Earth is a planet of dynamic and complex phenomena, one of which is the presence of two distinct types of poles: the geographic poles and the magnetic poles. These poles represent different aspects of the Earth's composition and function, playing crucial roles in navigation, climate, and the study of geophysics.
The geographic poles, consisting of the North Pole and the South Pole, are fixed points where the Earth's axis of rotation intersects its surface. The North Pole is located in the middle of the Arctic Ocean, amidst waters that are almost permanently covered with constantly shifting sea ice. This region is desolate and bitterly cold. Conversely, the South Pole lies on the continent of Antarctica, which is capped by a massive ice sheet. These geographic poles are pivotal in defining latitude — the North Pole sits at 90 degrees North, while the South Pole rests at 90 degrees South.
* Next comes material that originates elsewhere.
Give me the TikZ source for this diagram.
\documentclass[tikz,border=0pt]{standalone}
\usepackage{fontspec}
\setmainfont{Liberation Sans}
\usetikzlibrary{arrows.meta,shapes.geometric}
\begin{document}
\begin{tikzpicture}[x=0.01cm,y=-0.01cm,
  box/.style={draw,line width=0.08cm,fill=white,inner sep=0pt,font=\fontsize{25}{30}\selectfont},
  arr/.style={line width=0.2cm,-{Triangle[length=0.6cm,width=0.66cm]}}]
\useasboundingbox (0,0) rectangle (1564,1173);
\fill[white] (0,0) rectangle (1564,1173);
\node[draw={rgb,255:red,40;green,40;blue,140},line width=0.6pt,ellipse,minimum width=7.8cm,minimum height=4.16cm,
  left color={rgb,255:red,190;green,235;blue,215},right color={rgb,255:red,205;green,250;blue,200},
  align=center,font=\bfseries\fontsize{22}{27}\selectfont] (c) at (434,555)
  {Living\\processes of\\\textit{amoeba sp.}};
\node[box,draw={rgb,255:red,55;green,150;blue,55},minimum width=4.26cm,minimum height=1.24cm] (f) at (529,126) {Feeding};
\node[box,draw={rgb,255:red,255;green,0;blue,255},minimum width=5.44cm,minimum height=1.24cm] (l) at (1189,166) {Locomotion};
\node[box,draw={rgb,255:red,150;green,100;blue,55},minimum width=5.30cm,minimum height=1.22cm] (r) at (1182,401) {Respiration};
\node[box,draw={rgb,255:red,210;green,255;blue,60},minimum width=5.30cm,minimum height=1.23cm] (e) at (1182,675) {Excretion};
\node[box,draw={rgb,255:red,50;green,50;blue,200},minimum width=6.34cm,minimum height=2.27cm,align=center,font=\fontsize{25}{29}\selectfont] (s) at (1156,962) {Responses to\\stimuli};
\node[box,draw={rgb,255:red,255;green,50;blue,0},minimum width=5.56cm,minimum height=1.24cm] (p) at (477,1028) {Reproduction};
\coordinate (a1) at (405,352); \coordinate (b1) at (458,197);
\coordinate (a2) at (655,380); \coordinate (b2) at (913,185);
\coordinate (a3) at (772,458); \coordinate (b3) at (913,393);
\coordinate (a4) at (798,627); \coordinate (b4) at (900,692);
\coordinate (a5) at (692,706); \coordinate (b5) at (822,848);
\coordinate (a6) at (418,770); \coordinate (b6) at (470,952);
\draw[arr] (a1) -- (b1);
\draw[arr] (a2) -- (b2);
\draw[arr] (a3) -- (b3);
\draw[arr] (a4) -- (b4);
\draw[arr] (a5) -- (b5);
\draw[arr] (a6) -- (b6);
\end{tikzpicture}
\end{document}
In contrast, the magnetic poles differ significantly from their geographic counterparts. These are the points on the Earth’s surface where its magnetic field points vertically downwards. These poles are not static and have migrated over time. The movement is due to the Earth's molten outer core, composed mostly of iron and nickel, which moves and flows as the Earth rotates. This fluid motion generates electric currents, which in turn produce the Earth’s magnetic field. The North Magnetic Pole, often confused with the North Pole, has been shifting towards Siberia at a rate of approximately 55 kilometers per year due to changes in the Earth's magnetic field.
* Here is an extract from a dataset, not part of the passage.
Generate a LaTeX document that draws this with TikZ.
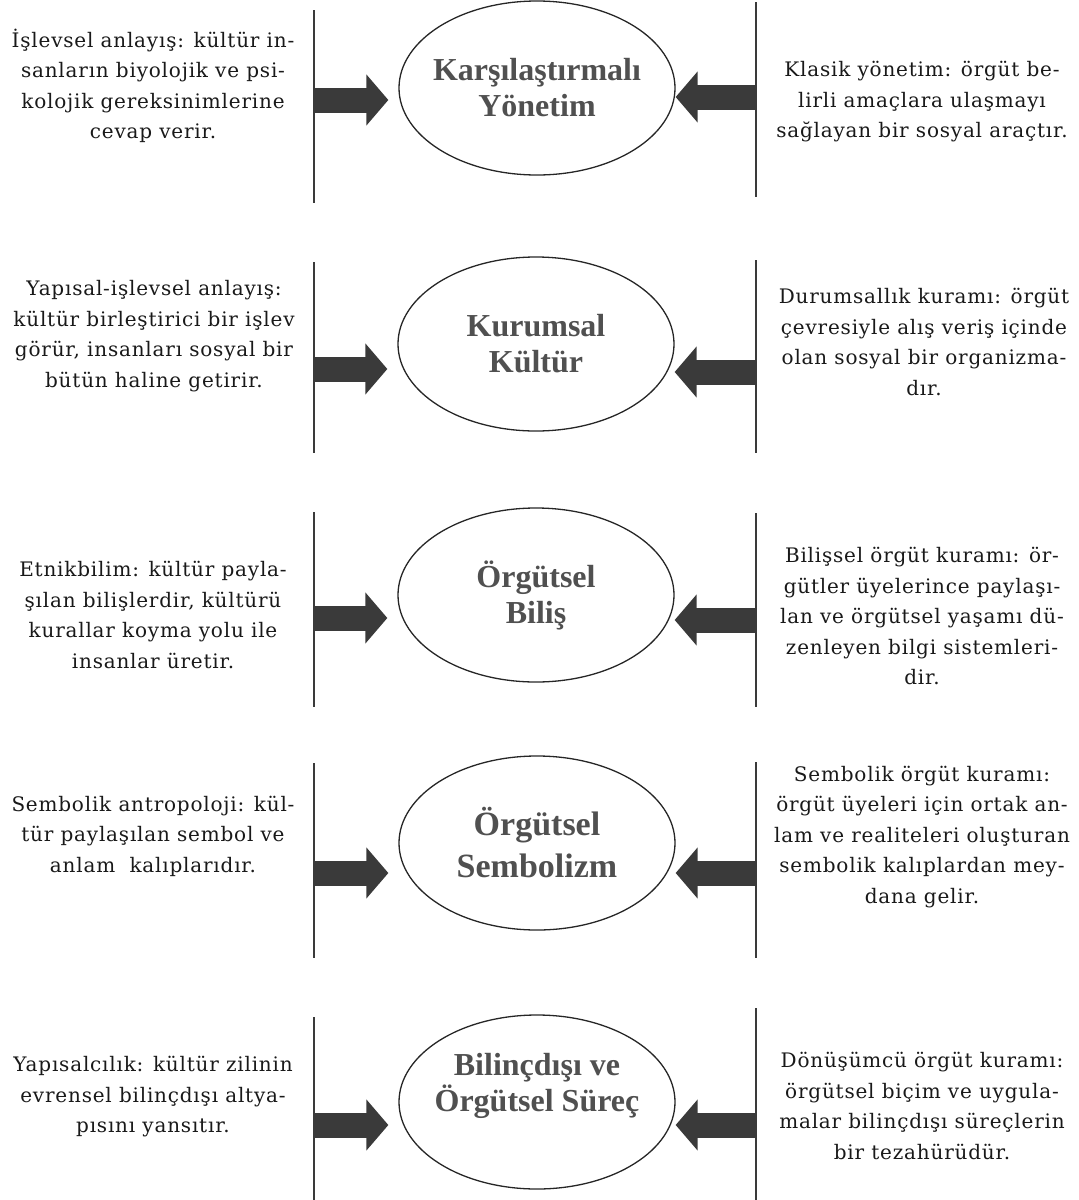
\documentclass[tikz,border=0pt]{standalone}
\usepackage{fontspec}
\setmainfont{DejaVu Serif}[LetterSpace=4]
\newfontfamily\titlefont{Liberation Serif}
\usetikzlibrary{arrows.meta,shapes.geometric}

\definecolor{bargray}{HTML}{3A3A3A}
\definecolor{titlegray}{HTML}{505050}

\tikzset{
  concept/.style={ellipse, draw=black!85, line width=1.3pt, minimum width=276pt,
    minimum height=174pt, inner ysep=0pt, inner xsep=-15pt, align=center, text=titlegray,
    font=\titlefont\bfseries\fontsize{32}{36}\selectfont},
  theory/.style={align=center, font=\fontsize{20}{30.5}\selectfont, text=black!90},
  bar/.style={draw=bargray, line width=2pt},
  push/.style={draw=bargray, line width=25pt, -{Triangle[length=22pt,width=50pt]}},
}

\begin{document}
\begin{tikzpicture}[x=1pt,y=-1pt]
\useasboundingbox (0,0) rectangle (1079,1200);

% row 1
\node[concept] (e1) at (537,88) {Karşılaştırmalı\\Yönetim};
\node[theory] (l1) at (153,86) {İşlevsel anlayış: kültür in-\\sanların biyolojik ve psi-\\kolojik gereksinimlerine\\cevap verir.};
\node[theory] (r1) at (922,102) {Klasik yönetim: örgüt be-\\lirli amaçlara ulaşmayı\\sağlayan bir sosyal araçtır.};
\coordinate (lt1) at (314,10);
\coordinate (lb1) at (314,203);
\coordinate (rt1) at (756,2);
\coordinate (rb1) at (756,197);
\draw[bar] (lt1) -- (lb1);
\draw[bar] (rt1) -- (rb1);
\coordinate (la1) at (314,100);
\coordinate (ra1) at (756,97);
\draw[push,shorten >=10pt] (la1) -- (la1 -| e1.west);
\draw[push] (ra1) -- (ra1 -| e1.east);

% row 2
\node[concept] (e2) at (536,344) {Kurumsal\\Kültür};
\node[theory] (l2) at (154,336) {Yapısal-işlevsel anlayış:\\kültür birleştirici bir işlev\\görür, insanları sosyal bir\\bütün haline getirir.};
\node[theory] (r2) at (924,342) {Durumsallık kuramı: örgüt\\çevresiyle alış veriş içinde\\olan sosyal bir organizma-\\dır.};
\coordinate (lt2) at (314,262);
\coordinate (lb2) at (314,453);
\coordinate (rt2) at (756,260);
\coordinate (rb2) at (756,453);
\draw[bar] (lt2) -- (lb2);
\draw[bar] (rt2) -- (rb2);
\coordinate (la2) at (314,369);
\coordinate (ra2) at (756,372);
\draw[push,shorten >=10pt] (la2) -- (la2 -| e2.west);
\draw[push] (ra2) -- (ra2 -| e2.east);

% row 3
\node[concept] (e3) at (536,595) {Örgütsel\\Biliş};
\node[theory] (l3) at (153,615) {Etnikbilim: kültür payla-\\şılan bilişlerdir, kültürü\\kurallar koyma yolu ile\\insanlar üretir.};
\node[theory] (r3) at (922,616) {Bilişsel örgüt kuramı: ör-\\gütler üyelerince paylaşı-\\lan ve örgütsel yaşamı dü-\\zenleyen bilgi sistemleri-\\dir.};
\coordinate (lt3) at (314,512);
\coordinate (lb3) at (314,707);
\coordinate (rt3) at (756,513);
\coordinate (rb3) at (756,707);
\draw[bar] (lt3) -- (lb3);
\draw[bar] (rt3) -- (rb3);
\coordinate (la3) at (314,618);
\coordinate (ra3) at (756,620);
\draw[push,shorten >=10pt] (la3) -- (la3 -| e3.west);
\draw[push] (ra3) -- (ra3 -| e3.east);

% row 4
\node[concept,font=\titlefont\bfseries\fontsize{34}{42}\selectfont] (e4) at (537,843) {Örgütsel\\Sembolizm};
\node[theory] (l4) at (153,836) {Sembolik antropoloji: kül-\\tür paylaşılan sembol ve\\anlam~~kalıplarıdır.};
\node[theory] (r4) at (922,837) {Sembolik örgüt kuramı:\\örgüt üyeleri için ortak an-\\lam ve realiteleri oluşturan\\sembolik kalıplardan mey-\\dana gelir.};
\coordinate (lt4) at (314,763);
\coordinate (lb4) at (314,958);
\coordinate (rt4) at (756,762);
\coordinate (rb4) at (756,958);
\draw[bar] (lt4) -- (lb4);
\draw[bar] (rt4) -- (rb4);
\coordinate (la4) at (314,873);
\coordinate (ra4) at (756,873);
\draw[push,shorten >=10pt] (la4) -- (la4 -| e4.west);
\draw[push] (ra4) -- (ra4 -| e4.east);

% row 5
\node[concept,text depth=39pt] (e5) at (537,1102) {Bilinçdışı ve\\Örgütsel Süreç};
\node[theory] (l5) at (153,1097) {Yapısalcılık: kültür zilinin\\evrensel bilinçdışı altya-\\pısını yansıtır.};
\node[theory] (r5) at (922,1106) {Dönüşümcü örgüt kuramı:\\örgütsel biçim ve uygula-\\malar bilinçdışı süreçlerin\\bir tezahürüdür.};
\coordinate (lt5) at (314,1017);
\coordinate (lb5) at (314,1200);
\coordinate (rt5) at (756,1008);
\coordinate (rb5) at (756,1200);
\draw[bar] (lt5) -- (lb5);
\draw[bar] (rt5) -- (rb5);
\coordinate (la5) at (314,1125);
\coordinate (ra5) at (756,1125);
\draw[push,shorten >=10pt] (la5) -- (la5 -| e5.west);
\draw[push] (ra5) -- (ra5 -| e5.east);
\end{tikzpicture}
\end{document}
The interplay between the geographic and magnetic poles is significant for navigation. Compasses, which are traditionally used to determine direction, point towards the magnetic poles rather than the true geographic poles. This deviation, known as magnetic declination, varies depending on one’s location on the globe and must be accounted for when using a compass for precise navigation.
Moreover, changes in the position of the magnetic poles can influence Earth’s magnetosphere, which protects the planet from the solar wind and cosmic rays. This protective shield is vital for sustaining life, making the study and monitoring of the magnetic poles essential for understanding changes in Earth’s protective environment.
In conclusion, the dual poles of Earth — geographic and magnetic — serve different purposes and are subject to distinct phenomena. Understanding both sets of poles is crucial for navigation, climate science, and geophysical research, revealing the dynamic and interconnected nature of planetary science.